La izquierda mordaza no quiere preguntas
El PSOE, el populismo comunista y los separatistas muestran su querencia autoritaria pidiendo juntos en el Congreso que se acalle a medios de derechas
La libertad de expresión e información es la savia que vivifica el debate público y los sistemas representativos de gobierno. Puede sonar grandilocuente, pero es sencillo: sin prensa libre la palabra democracia se convierte en una coña marinera, una cáscara hueca.
Lo explicaron muy bien brillantes periodistas del convulso siglo XX, personas de brújula moral bien calibrada. «La libertad de expresión, si algo significa, es la libertad de criticar a la gente y oponerse», razonaba el gran George Orwell. El legendario Walter Cronkite lo tenía muy claro: «La libertad de prensa no es que sea necesaria para la democracia, sino que es la propia democracia». El honesto Albert Camus recordaba que «la prensa libre puede ser buena o mala, pero desde luego sin libertad de prensa todo será malo».
La razón de ser del periodismo es ejercer como conciencia crítica de todo poder. En su versión más elevada se convierte, por tanto, en un escudo del público contra la arbitrariedad. Además, ayuda a los votantes a conformar sus libérrimas decisiones electorales.

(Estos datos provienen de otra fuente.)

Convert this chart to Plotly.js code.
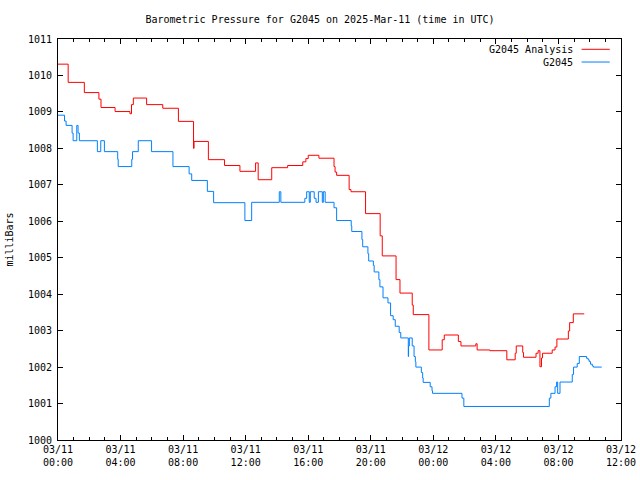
<!DOCTYPE html>
<html>
<head>
<meta charset="utf-8">
<script src="https://cdn.plot.ly/plotly-3.0.1.min.js"></script>
<style>html,body{margin:0;padding:0;background:#fff;}#chart{width:640px;height:480px;}</style>
</head>
<body>
<div id="chart"></div>
<script>
// ---- data ----
const analysisTimes = [
  "2025-03-11 00:00","2025-03-11 00:39","2025-03-11 01:41","2025-03-11 02:37","2025-03-11 02:45",
  "2025-03-11 03:39","2025-03-11 04:36","2025-03-11 04:42","2025-03-11 04:49","2025-03-11 05:40",
  "2025-03-11 06:42","2025-03-11 07:42","2025-03-11 08:40","2025-03-11 08:42","2025-03-11 09:37",
  "2025-03-11 10:39","2025-03-11 11:38","2025-03-11 12:38","2025-03-11 12:48","2025-03-11 13:40",
  "2025-03-11 14:41","2025-03-11 15:39","2025-03-11 15:51","2025-03-11 16:00","2025-03-11 16:41",
  "2025-03-11 17:39","2025-03-11 17:43","2025-03-11 17:49","2025-03-11 18:37","2025-03-11 18:44",
  "2025-03-11 19:40","2025-03-11 20:36","2025-03-11 20:44","2025-03-11 21:37","2025-03-11 21:52",
  "2025-03-11 22:39","2025-03-11 22:43","2025-03-11 23:43","2025-03-12 00:34","2025-03-12 00:42",
  "2025-03-12 01:36","2025-03-12 01:46","2025-03-12 02:43","2025-03-12 02:48","2025-03-12 03:37",
  "2025-03-12 04:42","2025-03-12 05:14","2025-03-12 05:18","2025-03-12 05:43","2025-03-12 05:46",
  "2025-03-12 06:34","2025-03-12 06:42","2025-03-12 06:49","2025-03-12 06:55","2025-03-12 06:59",
  "2025-03-12 07:36","2025-03-12 07:47","2025-03-12 07:54","2025-03-12 08:38","2025-03-12 08:43",
  "2025-03-12 08:57","2025-03-12 09:39"
];
const analysisValues = [
  1010.31,1009.81,1009.53,1009.35,1009.12,
  1009.01,1008.95,1009.20,1009.38,1009.20,
  1009.10,1008.74,1008.00,1008.19,1007.69,
  1007.53,1007.37,1007.60,1007.14,1007.47,
  1007.53,1007.63,1007.72,1007.81,1007.73,
  1007.50,1007.35,1007.26,1006.87,1006.81,
  1006.21,1005.60,1005.05,1004.40,1004.03,
  1003.70,1003.44,1002.47,1002.75,1002.88,
  1002.70,1002.58,1002.64,1002.47,1002.45,
  1002.20,1002.38,1002.58,1002.40,1002.27,
  1002.38,1002.45,1002.01,1002.25,1002.38,
  1002.47,1002.55,1002.77,1002.99,1003.22,
  1003.46,1003.46
];
const stationTimes = [
  "2025-03-11 00:00","2025-03-11 00:25","2025-03-11 00:31","2025-03-11 00:54","2025-03-11 00:58",
  "2025-03-11 01:12","2025-03-11 01:17","2025-03-11 01:22","2025-03-11 02:31","2025-03-11 02:44",
  "2025-03-11 02:58","2025-03-11 03:49","2025-03-11 03:51","2025-03-11 04:43","2025-03-11 04:46",
  "2025-03-11 05:08","2025-03-11 05:59","2025-03-11 07:21","2025-03-11 08:23","2025-03-11 08:33",
  "2025-03-11 09:33","2025-03-11 09:57","2025-03-11 11:57","2025-03-11 12:23","2025-03-11 14:09",
  "2025-03-11 14:15","2025-03-11 15:47","2025-03-11 15:54","2025-03-11 16:04","2025-03-11 16:08",
  "2025-03-11 16:23","2025-03-11 16:30","2025-03-11 16:39","2025-03-11 16:54","2025-03-11 16:58",
  "2025-03-11 17:05","2025-03-11 17:39","2025-03-11 17:49","2025-03-11 18:45","2025-03-11 18:47",
  "2025-03-11 19:26","2025-03-11 19:29","2025-03-11 19:49","2025-03-11 19:52","2025-03-11 20:10",
  "2025-03-11 20:13","2025-03-11 20:31","2025-03-11 20:35","2025-03-11 20:47","2025-03-11 21:06",
  "2025-03-11 21:16","2025-03-11 21:26","2025-03-11 21:34","2025-03-11 21:49","2025-03-11 21:55",
  "2025-03-11 22:24","2025-03-11 22:25","2025-03-11 22:28","2025-03-11 22:39","2025-03-11 22:46",
  "2025-03-11 22:51","2025-03-11 22:53","2025-03-11 23:14","2025-03-11 23:19","2025-03-11 23:21",
  "2025-03-11 23:48","2025-03-11 23:55","2025-03-11 23:57","2025-03-12 01:50","2025-03-12 01:57",
  "2025-03-12 07:25","2025-03-12 07:31","2025-03-12 07:47","2025-03-12 07:53","2025-03-12 07:57",
  "2025-03-12 08:06","2025-03-12 08:53","2025-03-12 08:58","2025-03-12 09:12","2025-03-12 09:20",
  "2025-03-12 09:48","2025-03-12 09:54","2025-03-12 09:58","2025-03-12 10:03","2025-03-12 10:10",
  "2025-03-12 10:14","2025-03-12 10:46"
];
const stationValues = [
  1008.91,1008.75,1008.63,1008.42,1008.21,
  1008.63,1008.42,1008.21,1007.91,1008.21,
  1007.91,1007.70,1007.50,1007.70,1007.91,
  1008.21,1007.91,1007.50,1007.30,1007.12,
  1006.82,1006.51,1006.02,1006.52,1006.81,
  1006.52,1006.63,1006.81,1006.52,1006.81,
  1006.63,1006.52,1006.81,1006.52,1006.81,
  1006.52,1006.37,1006.02,1005.87,1005.72,
  1005.50,1005.30,1005.11,1004.91,1004.79,
  1004.61,1004.40,1004.20,1003.90,1003.76,
  1003.41,1003.30,1003.12,1002.95,1002.80,
  1002.29,1002.58,1002.80,1002.58,1002.29,
  1002.15,1002.00,1001.85,1001.70,1001.58,
  1001.46,1001.35,1001.28,1001.15,1000.92,
  1001.15,1001.28,1001.46,1001.59,1001.28,
  1001.59,1001.80,1002.00,1002.10,1002.29,
  1002.24,1002.20,1002.15,1002.08,1002.03,
  1002.00,1002.00
];
const seriesNames = ["G2045 Analysis", "G2045"];
const seriesColors = ["#ff0000", "#0080ff"];
const xTickVals = [
  "2025-03-11 00:00","2025-03-11 04:00","2025-03-11 08:00","2025-03-11 12:00","2025-03-11 16:00",
  "2025-03-11 20:00","2025-03-12 00:00","2025-03-12 04:00","2025-03-12 08:00","2025-03-12 12:00"
];
const xTickText = [
  "03/11<br>00:00","03/11<br>04:00","03/11<br>08:00","03/11<br>12:00","03/11<br>16:00",
  "03/11<br>20:00","03/12<br>00:00","03/12<br>04:00","03/12<br>08:00","03/12<br>12:00"
];
const yTickVals = [1000,1001,1002,1003,1004,1005,1006,1007,1008,1009,1010,1011];
const titleText = "Barometric Pressure for G2045 on 2025-Mar-11 (time in UTC)";
const yTitleText = "milliBars";

// ---- chart ----
const mono = "DejaVu Sans Mono, monospace";
const traces = [
  {x: analysisTimes, y: analysisValues, name: seriesNames[0], type: "scatter", mode: "lines",
   line: {color: seriesColors[0], width: 1, shape: "hv"}, hoverinfo: "skip"},
  {x: stationTimes, y: stationValues, name: seriesNames[1], type: "scatter", mode: "lines",
   line: {color: seriesColors[1], width: 1, shape: "hv"}, hoverinfo: "skip"}
];

// legend drawn gnuplot-style: text on the left, sample line on the right
const legendY = [0.9743, 0.9426];
const annotations = seriesNames.map((n, i) => ({
  text: n, xref: "paper", yref: "paper", x: 0.919, y: legendY[i],
  xanchor: "right", yanchor: "middle", showarrow: false,
  font: {family: mono, size: 10, color: "#000"}
}));
const shapes = seriesNames.map((n, i) => ({
  type: "line", xref: "paper", yref: "paper", x0: 0.930, x1: 0.980, y0: legendY[i], y1: legendY[i],
  line: {color: seriesColors[i], width: 1}
}));

const layout = {
  width: 640, height: 480,
  margin: {l: 58, r: 19, t: 39, b: 40, pad: 0},
  paper_bgcolor: "#fff", plot_bgcolor: "#fff",
  showlegend: false,
  font: {family: mono, size: 10, color: "#000"},
  title: {text: titleText, x: 0.5, xanchor: "center", y: 0.96, yanchor: "middle",
          font: {family: mono, size: 10, color: "#000"}},
  xaxis: {
    type: "date",
    range: ["2025-03-11 00:00", "2025-03-12 12:00"],
    tickmode: "array", tickvals: xTickVals, ticktext: xTickText,
    ticks: "inside", ticklen: 5, tickwidth: 1, tickcolor: "#000",
    minor: {dtick: 3600000, tick0: "2025-03-11 00:00", ticks: "inside", ticklen: 3, tickcolor: "#000", showgrid: false},
    showline: true, linecolor: "#000", linewidth: 1, mirror: "allticks",
    showgrid: false, zeroline: false,
    tickfont: {family: mono, size: 10, color: "#000"}
  },
  yaxis: {
    range: [1000, 1011],
    tickmode: "array", tickvals: yTickVals, ticktext: yTickVals.map(String),
    ticks: "inside", ticklen: 5, tickwidth: 1, tickcolor: "#000",
    ticklabelstandoff: 3,
    showline: true, linecolor: "#000", linewidth: 1, mirror: "allticks",
    showgrid: false, zeroline: false,
    tickfont: {family: mono, size: 10, color: "#000"},
    title: {text: yTitleText, font: {family: mono, size: 10, color: "#000"}, standoff: 12}
  },
  annotations: annotations,
  shapes: shapes
};

Plotly.newPlot("chart", traces, layout, {staticPlot: true, displayModeBar: false});
</script>
</body>
</html>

En España existe un doble rasero, que en la práctica concede bula a la izquierda frente a la derecha en todos los ámbitos. En la etapa del Gobierno de PP, todos sus dirigentes eran interrogados con enorme dureza por las televisiones militantes al rojo vivo y por la prensa y radio «progresistas». Es algo legítimo en un sistema de libertades y como tal debe aceptarse. Una cadena televisiva mantenía incluso un programa supuestamente cómico, o más bien cáustico, en el que el agrio Wyoming ponía a diario en la picota a políticos de derechas y articulistas conservadores (hasta yo mismo, un plumilla de clase media, me vi zaherido alguna vez en ese espacio, para dicha de mi madre, pues elegían una foto de archivo en la que aparecía hecho un chaval: «Ayer te vi en la tele, Lusiño, salías muy guapo, ¡con mucho pelo!», me telefoneaba divertida, obviando el despelleje).
¿Se imaginan si en aquel contexto, con el PSOE en la oposición, todos los medios de derechas con representación parlamentaria hubiesen remitido una carta al Congreso llamando a vetar en su sala de prensa a las televisiones furibundamente «progresistas»? ¡Se habrían caído los pilares del templo! Las asociaciones de la prensa pondrían el grito en el cielo. La profesión periodística organizaría un boicot en solidaridad con sus colegas hostigados. El tertulianismo se alborotaría airado. Pues bien, ese imposible acaba de ocurrir: el PSOE, un partido que ha perdido el norte, y sus socios separatistas y comunistas han enviado una carta llamando de facto, aunque mediante eufemismos, a censurar en el Congreso a dos pequeñas televisiones de derechas. La iniciativa se toma a rebufo de un veto que había iniciado Rufián haciendo gala de su habitual displicencia de chuleta de barra de discoteca.
La calidad de esas televisiones puede debatirse, por supuesto, aunque en este caso he visto las preguntas que han alborotado a la izquierda y son pertinentes y están formuladas con perfecta educación. Pero lo que no puede debatirse es la libertad de expresión, que para la izquierda se acaba cuando los criticados son ellos.
Tenemos en España una izquierda mordaza, que alberga en su seno claros instintos autoritarios. Si alguna vez gobernasen diez o quince años arribaríamos a una dictadura de libro. Por eso hay que clamar por la libertad de expresión. La de todos, nos gusten o no nos gusten. Sean de los nuestros o de los contrarios.